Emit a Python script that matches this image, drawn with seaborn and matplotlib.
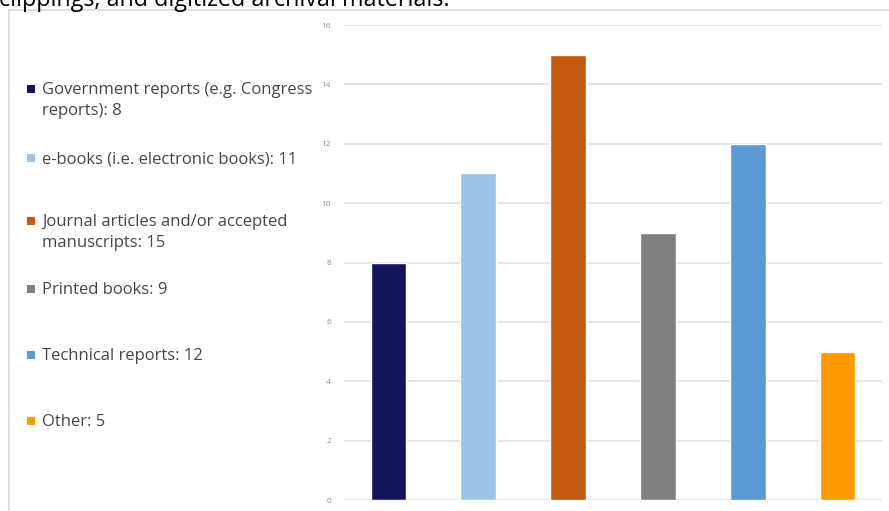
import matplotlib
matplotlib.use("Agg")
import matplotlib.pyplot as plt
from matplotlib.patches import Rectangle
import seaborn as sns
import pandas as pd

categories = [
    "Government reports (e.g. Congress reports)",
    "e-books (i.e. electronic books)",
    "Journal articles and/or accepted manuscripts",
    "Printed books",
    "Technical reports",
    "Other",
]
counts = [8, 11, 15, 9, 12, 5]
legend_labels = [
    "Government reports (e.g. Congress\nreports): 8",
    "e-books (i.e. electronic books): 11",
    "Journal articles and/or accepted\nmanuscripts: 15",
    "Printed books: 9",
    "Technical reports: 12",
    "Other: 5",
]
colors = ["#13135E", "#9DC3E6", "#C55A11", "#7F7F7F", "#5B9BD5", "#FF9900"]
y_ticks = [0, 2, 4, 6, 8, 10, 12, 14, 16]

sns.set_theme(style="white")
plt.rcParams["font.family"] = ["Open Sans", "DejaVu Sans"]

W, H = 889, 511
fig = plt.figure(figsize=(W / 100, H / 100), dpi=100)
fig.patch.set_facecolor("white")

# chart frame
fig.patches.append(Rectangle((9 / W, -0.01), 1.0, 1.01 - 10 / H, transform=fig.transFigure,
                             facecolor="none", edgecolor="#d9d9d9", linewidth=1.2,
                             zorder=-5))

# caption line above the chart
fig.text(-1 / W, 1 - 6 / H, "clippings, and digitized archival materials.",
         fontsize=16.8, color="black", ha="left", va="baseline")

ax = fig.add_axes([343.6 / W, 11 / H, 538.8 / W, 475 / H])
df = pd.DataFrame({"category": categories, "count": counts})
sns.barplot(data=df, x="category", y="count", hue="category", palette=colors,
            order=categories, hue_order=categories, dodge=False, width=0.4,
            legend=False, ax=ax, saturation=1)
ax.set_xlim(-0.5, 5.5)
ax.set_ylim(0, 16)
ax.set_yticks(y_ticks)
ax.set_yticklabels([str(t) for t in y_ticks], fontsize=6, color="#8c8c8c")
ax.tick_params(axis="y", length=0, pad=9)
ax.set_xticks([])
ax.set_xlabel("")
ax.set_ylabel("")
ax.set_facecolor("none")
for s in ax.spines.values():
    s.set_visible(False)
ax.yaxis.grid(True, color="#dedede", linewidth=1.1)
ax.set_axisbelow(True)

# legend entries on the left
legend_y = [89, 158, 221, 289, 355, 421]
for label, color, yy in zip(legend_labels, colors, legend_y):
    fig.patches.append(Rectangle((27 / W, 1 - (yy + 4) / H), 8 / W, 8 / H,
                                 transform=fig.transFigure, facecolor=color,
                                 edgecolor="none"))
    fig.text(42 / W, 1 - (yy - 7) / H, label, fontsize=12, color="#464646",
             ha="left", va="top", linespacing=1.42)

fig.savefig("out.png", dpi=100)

Task to carry out →
Report all lines of the material that contain the word "seaborn".

Finished exercise →
Emit a Python script that matches this image, drawn with seaborn and matplotlib.
import seaborn as sns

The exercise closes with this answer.